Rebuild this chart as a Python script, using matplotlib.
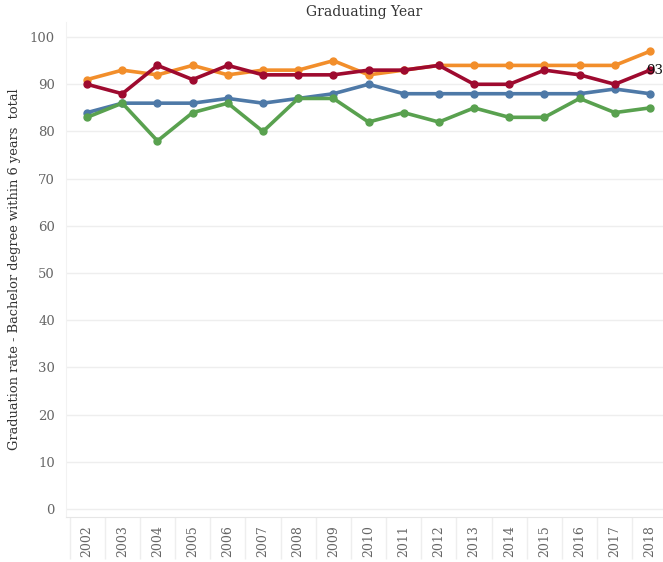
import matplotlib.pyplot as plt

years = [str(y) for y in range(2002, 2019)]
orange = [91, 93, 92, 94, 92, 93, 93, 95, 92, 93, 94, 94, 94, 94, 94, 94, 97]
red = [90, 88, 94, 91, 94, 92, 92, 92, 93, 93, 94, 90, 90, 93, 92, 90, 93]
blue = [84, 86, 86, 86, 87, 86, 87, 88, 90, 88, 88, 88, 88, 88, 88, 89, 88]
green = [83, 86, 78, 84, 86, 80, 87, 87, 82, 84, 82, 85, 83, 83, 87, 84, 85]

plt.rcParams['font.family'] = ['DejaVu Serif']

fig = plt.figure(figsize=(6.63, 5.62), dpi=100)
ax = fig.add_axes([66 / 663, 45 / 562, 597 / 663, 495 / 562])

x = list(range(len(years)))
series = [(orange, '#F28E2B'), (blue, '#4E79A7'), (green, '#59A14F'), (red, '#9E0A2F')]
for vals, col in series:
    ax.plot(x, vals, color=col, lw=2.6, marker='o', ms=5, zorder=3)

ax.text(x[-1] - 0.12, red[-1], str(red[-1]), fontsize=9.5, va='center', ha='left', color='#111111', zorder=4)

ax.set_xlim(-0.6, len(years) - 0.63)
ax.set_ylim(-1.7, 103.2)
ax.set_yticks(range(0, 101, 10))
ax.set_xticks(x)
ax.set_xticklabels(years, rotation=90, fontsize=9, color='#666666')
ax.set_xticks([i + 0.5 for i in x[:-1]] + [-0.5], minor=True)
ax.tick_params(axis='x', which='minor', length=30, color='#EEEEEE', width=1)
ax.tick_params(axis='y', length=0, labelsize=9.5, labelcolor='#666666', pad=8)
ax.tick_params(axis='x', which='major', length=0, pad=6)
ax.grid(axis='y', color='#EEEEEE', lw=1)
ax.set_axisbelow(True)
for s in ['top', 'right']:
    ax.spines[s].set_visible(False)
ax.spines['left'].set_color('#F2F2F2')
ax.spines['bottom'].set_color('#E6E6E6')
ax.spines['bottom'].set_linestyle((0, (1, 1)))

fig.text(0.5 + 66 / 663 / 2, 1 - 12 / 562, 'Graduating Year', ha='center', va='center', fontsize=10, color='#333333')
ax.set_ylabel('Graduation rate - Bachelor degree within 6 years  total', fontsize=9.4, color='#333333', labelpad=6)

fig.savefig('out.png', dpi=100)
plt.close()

▶ Exercise details
All of the data above should be quoted exactly, except for the pictures.

▶ Answer below
Rebuild this chart as a Python script, using matplotlib.
import matplotlib.pyplot as plt

years = [str(y) for y in range(2002, 2019)]
orange = [91, 93, 92, 94, 92, 93, 93, 95, 92, 93, 94, 94, 94, 94, 94, 94, 97]
red = [90, 88, 94, 91, 94, 92, 92, 92, 93, 93, 94, 90, 90, 93, 92, 90, 93]
blue = [84, 86, 86, 86, 87, 86, 87, 88, 90, 88, 88, 88, 88, 88, 88, 89, 88]
green = [83, 86, 78, 84, 86, 80, 87, 87, 82, 84, 82, 85, 83, 83, 87, 84, 85]

plt.rcParams['font.family'] = ['DejaVu Serif']

fig = plt.figure(figsize=(6.63, 5.62), dpi=100)
ax = fig.add_axes([66 / 663, 45 / 562, 597 / 663, 495 / 562])

x = list(range(len(years)))
series = [(orange, '#F28E2B'), (blue, '#4E79A7'), (green, '#59A14F'), (red, '#9E0A2F')]
for vals, col in series:
    ax.plot(x, vals, color=col, lw=2.6, marker='o', ms=5, zorder=3)

ax.text(x[-1] - 0.12, red[-1], str(red[-1]), fontsize=9.5, va='center', ha='left', color='#111111', zorder=4)

ax.set_xlim(-0.6, len(years) - 0.63)
ax.set_ylim(-1.7, 103.2)
ax.set_yticks(range(0, 101, 10))
ax.set_xticks(x)
ax.set_xticklabels(years, rotation=90, fontsize=9, color='#666666')
ax.set_xticks([i + 0.5 for i in x[:-1]] + [-0.5], minor=True)
ax.tick_params(axis='x', which='minor', length=30, color='#EEEEEE', width=1)
ax.tick_params(axis='y', length=0, labelsize=9.5, labelcolor='#666666', pad=8)
ax.tick_params(axis='x', which='major', length=0, pad=6)
ax.grid(axis='y', color='#EEEEEE', lw=1)
ax.set_axisbelow(True)
for s in ['top', 'right']:
    ax.spines[s].set_visible(False)
ax.spines['left'].set_color('#F2F2F2')
ax.spines['bottom'].set_color('#E6E6E6')
ax.spines['bottom'].set_linestyle((0, (1, 1)))

fig.text(0.5 + 66 / 663 / 2, 1 - 12 / 562, 'Graduating Year', ha='center', va='center', fontsize=10, color='#333333')
ax.set_ylabel('Graduation rate - Bachelor degree within 6 years  total', fontsize=9.4, color='#333333', labelpad=6)

fig.savefig('out.png', dpi=100)
plt.close()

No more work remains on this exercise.